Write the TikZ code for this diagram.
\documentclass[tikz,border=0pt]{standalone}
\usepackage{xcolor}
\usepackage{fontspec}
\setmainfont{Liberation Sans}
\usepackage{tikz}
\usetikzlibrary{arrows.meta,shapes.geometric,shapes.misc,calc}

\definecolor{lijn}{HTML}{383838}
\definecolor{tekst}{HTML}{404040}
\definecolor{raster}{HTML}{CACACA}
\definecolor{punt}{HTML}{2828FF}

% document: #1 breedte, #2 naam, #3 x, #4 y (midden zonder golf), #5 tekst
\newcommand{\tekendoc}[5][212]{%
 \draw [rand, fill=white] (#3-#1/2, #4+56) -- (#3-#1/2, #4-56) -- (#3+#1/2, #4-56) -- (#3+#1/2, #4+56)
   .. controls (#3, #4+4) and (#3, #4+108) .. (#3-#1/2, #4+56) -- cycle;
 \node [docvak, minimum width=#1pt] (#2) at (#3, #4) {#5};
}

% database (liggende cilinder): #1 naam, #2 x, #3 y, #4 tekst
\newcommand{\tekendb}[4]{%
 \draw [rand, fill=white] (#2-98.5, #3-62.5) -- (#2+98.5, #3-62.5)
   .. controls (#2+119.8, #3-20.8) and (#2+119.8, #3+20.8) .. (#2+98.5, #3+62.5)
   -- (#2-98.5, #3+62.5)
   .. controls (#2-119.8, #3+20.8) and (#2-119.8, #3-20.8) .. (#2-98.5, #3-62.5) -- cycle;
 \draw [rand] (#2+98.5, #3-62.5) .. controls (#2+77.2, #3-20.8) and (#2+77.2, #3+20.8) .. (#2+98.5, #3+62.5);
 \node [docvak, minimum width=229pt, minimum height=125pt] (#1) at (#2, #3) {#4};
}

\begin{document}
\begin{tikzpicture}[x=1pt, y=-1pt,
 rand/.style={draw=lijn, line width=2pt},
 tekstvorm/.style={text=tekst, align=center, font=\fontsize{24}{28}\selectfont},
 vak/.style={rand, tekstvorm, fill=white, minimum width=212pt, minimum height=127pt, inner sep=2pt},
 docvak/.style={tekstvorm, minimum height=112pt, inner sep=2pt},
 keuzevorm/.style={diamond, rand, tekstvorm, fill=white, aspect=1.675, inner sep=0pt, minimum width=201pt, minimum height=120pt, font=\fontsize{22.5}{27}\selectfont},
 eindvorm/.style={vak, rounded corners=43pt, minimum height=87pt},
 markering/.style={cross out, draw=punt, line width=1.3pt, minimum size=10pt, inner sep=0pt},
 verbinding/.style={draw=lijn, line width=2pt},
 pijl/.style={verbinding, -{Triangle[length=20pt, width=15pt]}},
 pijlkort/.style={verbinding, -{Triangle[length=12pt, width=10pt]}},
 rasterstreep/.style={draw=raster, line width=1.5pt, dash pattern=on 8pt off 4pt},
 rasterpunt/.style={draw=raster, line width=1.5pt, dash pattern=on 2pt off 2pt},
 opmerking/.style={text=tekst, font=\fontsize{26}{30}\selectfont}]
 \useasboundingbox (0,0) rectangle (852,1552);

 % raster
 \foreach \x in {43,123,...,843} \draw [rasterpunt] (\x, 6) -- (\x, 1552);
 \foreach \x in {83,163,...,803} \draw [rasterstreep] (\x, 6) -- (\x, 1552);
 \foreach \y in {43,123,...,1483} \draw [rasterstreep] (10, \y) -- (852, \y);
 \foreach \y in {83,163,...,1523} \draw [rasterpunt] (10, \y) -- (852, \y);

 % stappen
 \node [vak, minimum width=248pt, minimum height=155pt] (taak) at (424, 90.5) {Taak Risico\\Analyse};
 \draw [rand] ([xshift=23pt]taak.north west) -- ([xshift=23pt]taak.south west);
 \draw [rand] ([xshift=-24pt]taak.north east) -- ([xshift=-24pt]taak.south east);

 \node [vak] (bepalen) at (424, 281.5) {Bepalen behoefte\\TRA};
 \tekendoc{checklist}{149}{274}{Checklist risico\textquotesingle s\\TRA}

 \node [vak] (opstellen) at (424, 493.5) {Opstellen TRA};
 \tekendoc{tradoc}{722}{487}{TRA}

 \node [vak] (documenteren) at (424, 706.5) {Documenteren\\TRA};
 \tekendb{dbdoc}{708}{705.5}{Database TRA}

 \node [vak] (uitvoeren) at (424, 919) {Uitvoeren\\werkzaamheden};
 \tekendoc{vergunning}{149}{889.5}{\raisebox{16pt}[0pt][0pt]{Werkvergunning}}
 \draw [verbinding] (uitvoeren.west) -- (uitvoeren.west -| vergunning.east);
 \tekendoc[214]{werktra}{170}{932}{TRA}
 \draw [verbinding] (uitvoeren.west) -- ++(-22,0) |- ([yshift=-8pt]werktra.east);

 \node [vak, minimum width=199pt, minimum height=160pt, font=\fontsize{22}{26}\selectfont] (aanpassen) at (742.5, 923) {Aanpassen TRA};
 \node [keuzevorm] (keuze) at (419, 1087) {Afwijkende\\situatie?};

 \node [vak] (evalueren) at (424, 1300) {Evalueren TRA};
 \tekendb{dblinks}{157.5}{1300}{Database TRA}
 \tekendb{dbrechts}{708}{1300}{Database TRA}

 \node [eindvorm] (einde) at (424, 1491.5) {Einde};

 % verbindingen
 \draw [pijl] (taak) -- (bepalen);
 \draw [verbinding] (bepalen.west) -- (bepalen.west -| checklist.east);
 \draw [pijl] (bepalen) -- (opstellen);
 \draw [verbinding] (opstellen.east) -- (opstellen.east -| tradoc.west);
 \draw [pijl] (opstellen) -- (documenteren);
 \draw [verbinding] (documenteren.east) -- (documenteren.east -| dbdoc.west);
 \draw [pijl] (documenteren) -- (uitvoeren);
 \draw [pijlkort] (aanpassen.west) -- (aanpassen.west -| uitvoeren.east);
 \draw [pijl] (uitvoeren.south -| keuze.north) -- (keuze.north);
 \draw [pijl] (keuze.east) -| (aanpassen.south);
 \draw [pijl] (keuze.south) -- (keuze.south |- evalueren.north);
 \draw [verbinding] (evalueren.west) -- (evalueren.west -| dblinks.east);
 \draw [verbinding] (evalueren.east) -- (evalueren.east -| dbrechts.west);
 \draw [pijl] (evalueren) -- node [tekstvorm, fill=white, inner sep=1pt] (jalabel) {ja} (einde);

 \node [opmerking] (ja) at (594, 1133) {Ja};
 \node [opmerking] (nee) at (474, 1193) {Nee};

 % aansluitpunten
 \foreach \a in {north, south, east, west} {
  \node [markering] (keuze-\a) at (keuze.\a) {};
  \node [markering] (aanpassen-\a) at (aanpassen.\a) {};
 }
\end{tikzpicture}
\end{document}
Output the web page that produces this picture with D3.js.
========================
Check each line above for the string "this", then copy the ones that have it.

Write the TikZ code for this diagram.
Output the web page that produces this picture with D3.js.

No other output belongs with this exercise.